Atualmente temos o seriado Arquivos X. Fantasiosa mas essencialmente baseada na linha de Charles Fort, a série admite outras explicações aos enigmas, não se especializando em temas ufológicos — mesmo acompanhando bem de perto os últimos eventos da área e fazendo clara referência ao extinto e histórico National Investigation Committee of Aerial Phenomena (NICAP). numa atitude ora elogiosa, ora cínica. A heroína, a agente Scully do FBI, tem sempre o pé no chão (se poderia dizer que só anda de chinelos), sendo sempre a última a aceitar as laboriosas teorias de seu companheiro, o agente Mulder. A pergunta de todos é: vai dar casamento? Se vai, de qual dimensão sairão os padrinhos? O seriado não profetizava, apenas apresentava fatos pretensamente investigados pelo FBI, belo pretexto para alimentar o sentimento conspiratório. Não influencia futuros casos de contatados, mas seu mérito é o de abrir espaço a novas interpretações do folclore americano e de outros enigmas. Seu lema é: “a verdade está lá fora”.
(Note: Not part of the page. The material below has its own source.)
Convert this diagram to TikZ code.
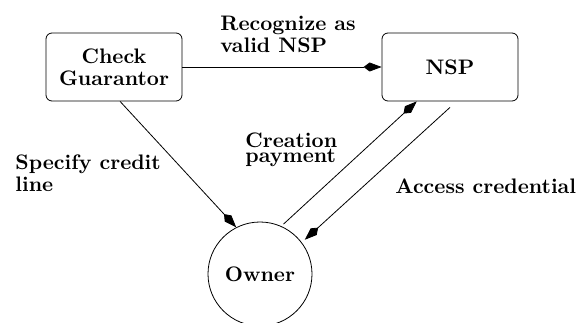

Se há uma correlação entre Ufologia e reminiscências do mundo-do-faz-de-conta, não se pode dar aqui a palavra final. Creio, isso sim. que o modo como o contatado observa o fenômeno ufológico é como uma materialização de seus desejos, um ato mágico por si só. As crianças vivem num mundo de fantasias. Os adultos também: religiões, partidos políticos, pavores hipocondríacos etc. Sem a cultura popular — quadrinhos, enlatados — dos anos 30 a 50, os UFOs permaneceriam existindo e fazendo das suas, mas teríamos consciência deles? A inventividade dos criadores de Flash Gordon. National Kid e os terrores de Os Invasores propiciaram um fundo de familiaridade a todos aqueles que tiveram um contato de 2º e 3º grátis e não podemos ignorar este fato, sob pena de sermos vítimas de nossa santa ingenuidade. A verdade está bem aqui, dentro de nós mesmos. Mas e a nossa querida Ufologia, se salvará das garras do terrível monstro da crendice? Não percam o próximo episódio!